Castle in the Air
Diana Wynne Jones

Morality: B
Writing: A

Diana Wynne Jones’ writing gives me a warm fuzzy feeling inside; it’s a happy sensation. And every time I read a book by her (which has been happening a lot lately), I wonder why I wasn’t reading her books back when I was 12 or 14 — the age group for which they seem to be intended. On the other hand, I’m glad that she’s a good enough writer that I can find her books just as enjoyable as an adult as I doubtless would have done as a young teen. This sequel of sorts to Howl’s Moving Castle features a young carpet salesman named Abdullah who just happens to find himself involved in the nefarious schemes of a couple of djinns. Before he knows it, he’s off to rescue his One True Love, the princess Flower-in-the-Night, with the help of a magic carpet and a temperamental genie — and finds himself in some very unfamiliar (for him) territory.

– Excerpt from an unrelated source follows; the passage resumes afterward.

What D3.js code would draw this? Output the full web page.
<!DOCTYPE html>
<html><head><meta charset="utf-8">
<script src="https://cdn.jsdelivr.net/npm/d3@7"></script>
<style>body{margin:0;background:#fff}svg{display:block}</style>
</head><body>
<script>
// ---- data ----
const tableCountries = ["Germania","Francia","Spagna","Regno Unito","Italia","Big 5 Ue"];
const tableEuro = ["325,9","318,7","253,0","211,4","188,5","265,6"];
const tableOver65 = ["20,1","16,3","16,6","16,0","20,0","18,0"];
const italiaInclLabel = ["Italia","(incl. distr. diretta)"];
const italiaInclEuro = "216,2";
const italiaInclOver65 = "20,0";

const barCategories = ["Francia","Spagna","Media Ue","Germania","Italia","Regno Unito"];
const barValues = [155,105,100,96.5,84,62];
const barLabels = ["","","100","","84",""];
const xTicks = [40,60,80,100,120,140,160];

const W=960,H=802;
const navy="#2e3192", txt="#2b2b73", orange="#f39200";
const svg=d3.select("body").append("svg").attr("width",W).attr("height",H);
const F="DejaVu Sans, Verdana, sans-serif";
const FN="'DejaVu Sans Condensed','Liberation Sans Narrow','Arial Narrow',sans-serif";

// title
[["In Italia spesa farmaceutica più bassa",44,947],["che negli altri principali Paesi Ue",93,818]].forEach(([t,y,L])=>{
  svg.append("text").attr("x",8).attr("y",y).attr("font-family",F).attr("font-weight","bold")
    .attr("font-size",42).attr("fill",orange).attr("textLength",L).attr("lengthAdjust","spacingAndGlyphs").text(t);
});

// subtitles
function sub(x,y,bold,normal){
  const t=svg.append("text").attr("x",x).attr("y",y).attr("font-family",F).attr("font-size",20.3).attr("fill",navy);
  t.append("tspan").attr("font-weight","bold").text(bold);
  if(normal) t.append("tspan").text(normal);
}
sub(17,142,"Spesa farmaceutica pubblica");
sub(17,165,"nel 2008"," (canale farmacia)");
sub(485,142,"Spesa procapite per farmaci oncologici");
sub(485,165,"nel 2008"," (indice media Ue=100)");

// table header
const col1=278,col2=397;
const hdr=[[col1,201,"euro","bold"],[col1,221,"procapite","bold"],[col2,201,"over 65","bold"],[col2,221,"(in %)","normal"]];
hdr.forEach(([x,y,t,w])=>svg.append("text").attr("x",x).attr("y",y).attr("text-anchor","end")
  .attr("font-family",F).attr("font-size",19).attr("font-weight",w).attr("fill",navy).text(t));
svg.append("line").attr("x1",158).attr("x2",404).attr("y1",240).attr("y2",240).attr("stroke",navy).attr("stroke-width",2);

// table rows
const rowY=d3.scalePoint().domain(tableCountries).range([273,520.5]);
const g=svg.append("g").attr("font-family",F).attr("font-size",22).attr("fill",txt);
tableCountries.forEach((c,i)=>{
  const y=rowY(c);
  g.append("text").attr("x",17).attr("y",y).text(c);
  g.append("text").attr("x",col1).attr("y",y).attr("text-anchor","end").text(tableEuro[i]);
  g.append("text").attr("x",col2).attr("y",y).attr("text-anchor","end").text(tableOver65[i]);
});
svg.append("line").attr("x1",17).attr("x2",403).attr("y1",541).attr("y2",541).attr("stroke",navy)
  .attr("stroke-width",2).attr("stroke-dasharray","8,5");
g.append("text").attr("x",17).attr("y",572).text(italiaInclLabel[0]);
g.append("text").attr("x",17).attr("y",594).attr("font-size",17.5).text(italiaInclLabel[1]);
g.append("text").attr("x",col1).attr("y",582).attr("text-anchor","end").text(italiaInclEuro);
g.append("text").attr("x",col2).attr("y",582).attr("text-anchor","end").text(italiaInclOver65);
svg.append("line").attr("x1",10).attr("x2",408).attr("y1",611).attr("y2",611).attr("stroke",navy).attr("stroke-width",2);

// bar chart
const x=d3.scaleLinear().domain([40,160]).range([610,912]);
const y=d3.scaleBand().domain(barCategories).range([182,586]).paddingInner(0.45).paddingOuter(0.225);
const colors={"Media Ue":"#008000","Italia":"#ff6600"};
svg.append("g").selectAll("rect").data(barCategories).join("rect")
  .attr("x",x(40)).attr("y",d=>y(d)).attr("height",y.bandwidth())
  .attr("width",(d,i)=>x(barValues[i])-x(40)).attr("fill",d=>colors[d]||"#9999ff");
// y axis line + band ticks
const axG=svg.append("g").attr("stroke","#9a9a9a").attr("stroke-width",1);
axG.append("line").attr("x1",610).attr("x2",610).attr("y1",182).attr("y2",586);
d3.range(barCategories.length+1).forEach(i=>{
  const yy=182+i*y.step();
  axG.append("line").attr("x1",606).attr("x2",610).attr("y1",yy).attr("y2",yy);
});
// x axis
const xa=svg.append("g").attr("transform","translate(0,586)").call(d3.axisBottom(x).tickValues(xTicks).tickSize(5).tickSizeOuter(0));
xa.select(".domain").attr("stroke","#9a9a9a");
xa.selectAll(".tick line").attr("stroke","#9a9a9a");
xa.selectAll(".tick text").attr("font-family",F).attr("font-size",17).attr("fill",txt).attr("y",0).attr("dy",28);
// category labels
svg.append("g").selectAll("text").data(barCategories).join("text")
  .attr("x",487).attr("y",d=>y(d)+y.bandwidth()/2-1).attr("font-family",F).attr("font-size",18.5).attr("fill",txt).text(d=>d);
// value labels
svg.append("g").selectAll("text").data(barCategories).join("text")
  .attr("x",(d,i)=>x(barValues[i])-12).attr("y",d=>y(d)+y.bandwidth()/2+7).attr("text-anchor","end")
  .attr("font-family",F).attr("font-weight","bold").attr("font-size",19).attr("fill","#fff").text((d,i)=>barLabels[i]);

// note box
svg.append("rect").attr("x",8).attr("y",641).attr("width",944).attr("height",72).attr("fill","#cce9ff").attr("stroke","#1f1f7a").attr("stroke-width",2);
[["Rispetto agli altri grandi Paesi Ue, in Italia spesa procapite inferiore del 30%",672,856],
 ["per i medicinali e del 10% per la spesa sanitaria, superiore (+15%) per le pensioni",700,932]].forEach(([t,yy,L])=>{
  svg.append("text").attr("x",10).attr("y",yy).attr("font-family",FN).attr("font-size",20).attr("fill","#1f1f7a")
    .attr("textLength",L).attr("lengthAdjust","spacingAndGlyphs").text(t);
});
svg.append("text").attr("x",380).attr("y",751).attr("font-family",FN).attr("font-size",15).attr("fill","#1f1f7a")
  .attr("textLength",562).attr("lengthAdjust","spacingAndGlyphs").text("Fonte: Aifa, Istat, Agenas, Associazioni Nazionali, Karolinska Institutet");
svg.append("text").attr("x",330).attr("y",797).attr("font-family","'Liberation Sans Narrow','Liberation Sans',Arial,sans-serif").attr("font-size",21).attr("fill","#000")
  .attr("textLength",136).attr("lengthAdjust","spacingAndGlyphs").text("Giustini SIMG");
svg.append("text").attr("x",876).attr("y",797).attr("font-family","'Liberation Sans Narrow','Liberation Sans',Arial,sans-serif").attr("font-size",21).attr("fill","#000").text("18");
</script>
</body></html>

The writing in this book is excellent — geared towards a younger audience but without being in the least dumbed-down. The characters are very well-drawn, too — Jones has some excellent insights into human nature, though she employs them in a fairly humorous fashion. I must say I missed Howl and Sophie in their original, er, incarnations — their personalities were probably the most entertaining part of Howl’s Moving Castle (which must be why, personally, I preferred that book to its sequel). But they do make appearances in here, and Abdullah is a likeable character as well — if not quite as quirky. I felt that the plot was perhaps better constructed than in the previous book; there was less randomness and therefore less loose ends to tie off, which made for a tighter structure and a neater conclusion.

Morally, there was less muddled-ness here even than in the still-innocuous prequel, although Jones does seem to favor mind-control spells as a convenient excuse for rascally characters to do rascally things (and enjoy it). There’s definitely a certain charm rather than a sense of nastiness about her rascally characters…make of that what you will. But Abdullah is a good fellow. And the book is at worst harmless, at best a true pleasure.